C'est surtout la relation qu'Elizabeth II bâtit avec la présidente irlandaise suivante, Mary McAleese, qui contribue à ouvrir la voie d'une visite de la monarque britannique en République d'Irlande, en 2011. Une visite historique et considérée dans le monde entier comme un triomphe pour les relations anglo-irlandaises et un véritable tournant. C'est la première fois qu'un monarque britannique posera le pied sur le sol irlandais en plus de 100 ans.
Bien que sa visite suscite son lot de controverses et de protestations en République d'Irlande, en Irlande du Nord et au Royaume-Uni, Elizabeth comprend comme nulle autre le pouvoir des images et du symbolisme. En atteste la première étape de son voyage: déposer une gerbe au Garden of Remembrance à Dublin, dédié à la mémoire de ceux qui sont morts «pour la cause de la liberté irlandaise». En d'autres termes, pour l'indépendance irlandaise contre le Royaume-Uni.
Deuxième geste fort quelques heures plus tard, lors d'un banquet d'Etat au château de Dublin: la reine Elizabeth entame un discours sur l'histoire et les difficultés entre les deux pays, par une salutation en langue irlandaise. Un geste si fort qu'il provoque un «Wow» de la part de la présidente Mary McAleese, dans l'assistance.
Une autre marque de progrès, plus remarquable encore, aura lieu un an plus tard, en Irlande du Nord, au Lyric Theatre de Belfast. Elizabeth II serre la main de Martin McGuinness, alors vice-premier ministre d'Irlande du Nord et éminente figure du parti Sinn Féin.
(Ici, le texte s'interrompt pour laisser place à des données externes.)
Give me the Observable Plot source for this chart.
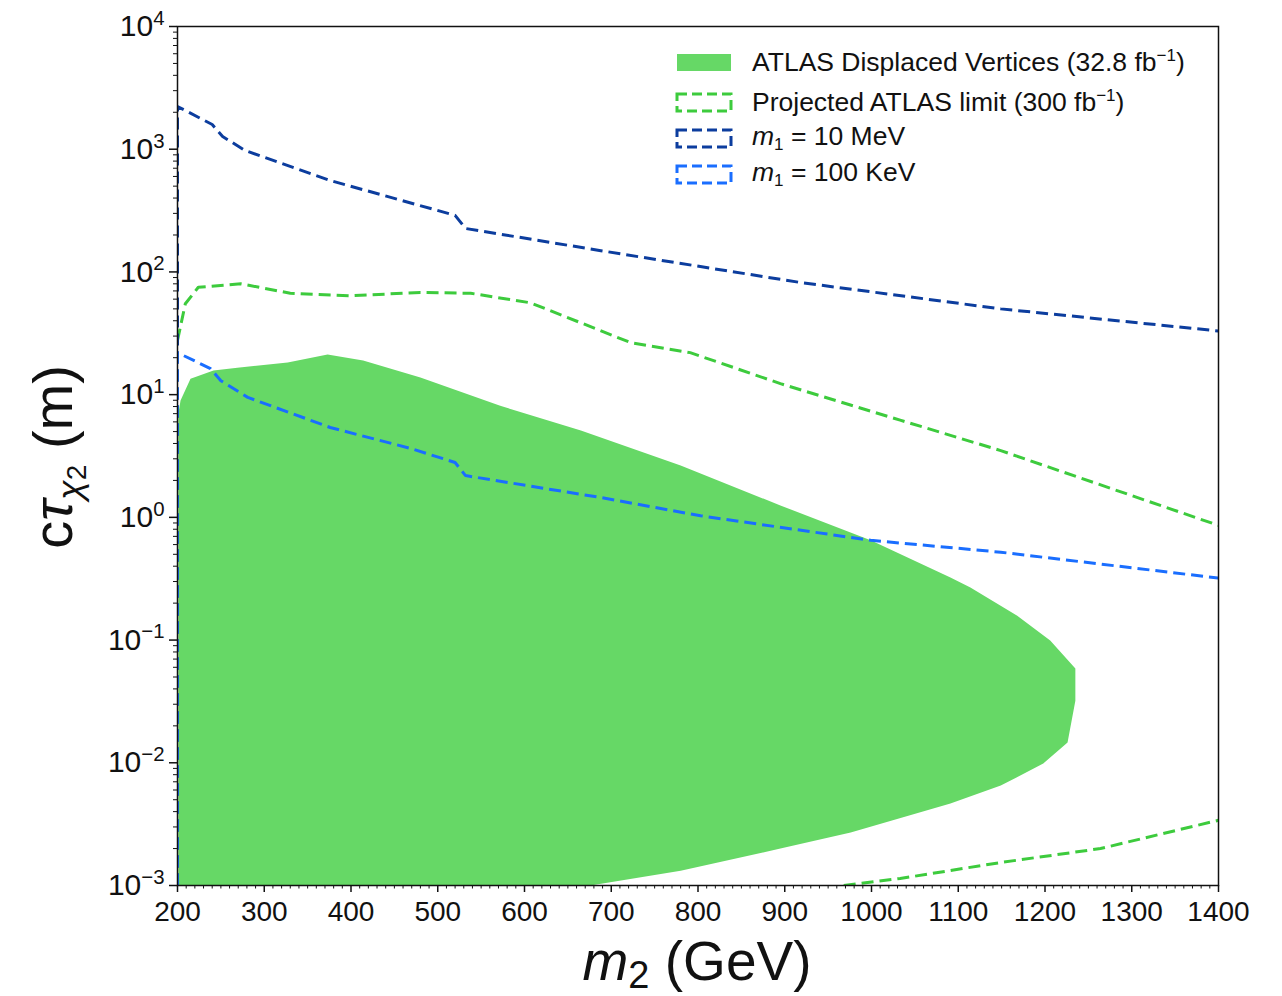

Quatre secondes de poignée de main, mais tout un symbole: Martin McGuinness est un ancien commandant de l'IRA. Au moment de l'assassinat de Lord Mountbatten, le dirigeant occupe un rôle de premier plan dans l'organisation paramilitaire.
Au-delà de son rôle de souveraine et de haut dignitaire, Elizabeth II salue un homme associé à un mouvement qui s'oppose non seulement à son règne, mais surtout, n'a jamais caché l'intention de lui faire du mal personnellement.
L'incident de San Francisco, en 1983, ne constitue que l'un des innombrables épisodes au court desquels la vie de la reine a été potentiellement visée. Devant la menace du patron du Dovre Club de déposer un «objet» sur son yacht, les services secrets envisagent de «fermer les passerelles sur le Golden Gate Bridge à l'approche du yacht».
On ignore si la menace de San Francisco est jamais allée plus loin que les menaces verbales d'un patron de pub en colère. L'histoire a prouvé toutefois que la reine, comme toujours, s'en est sortie.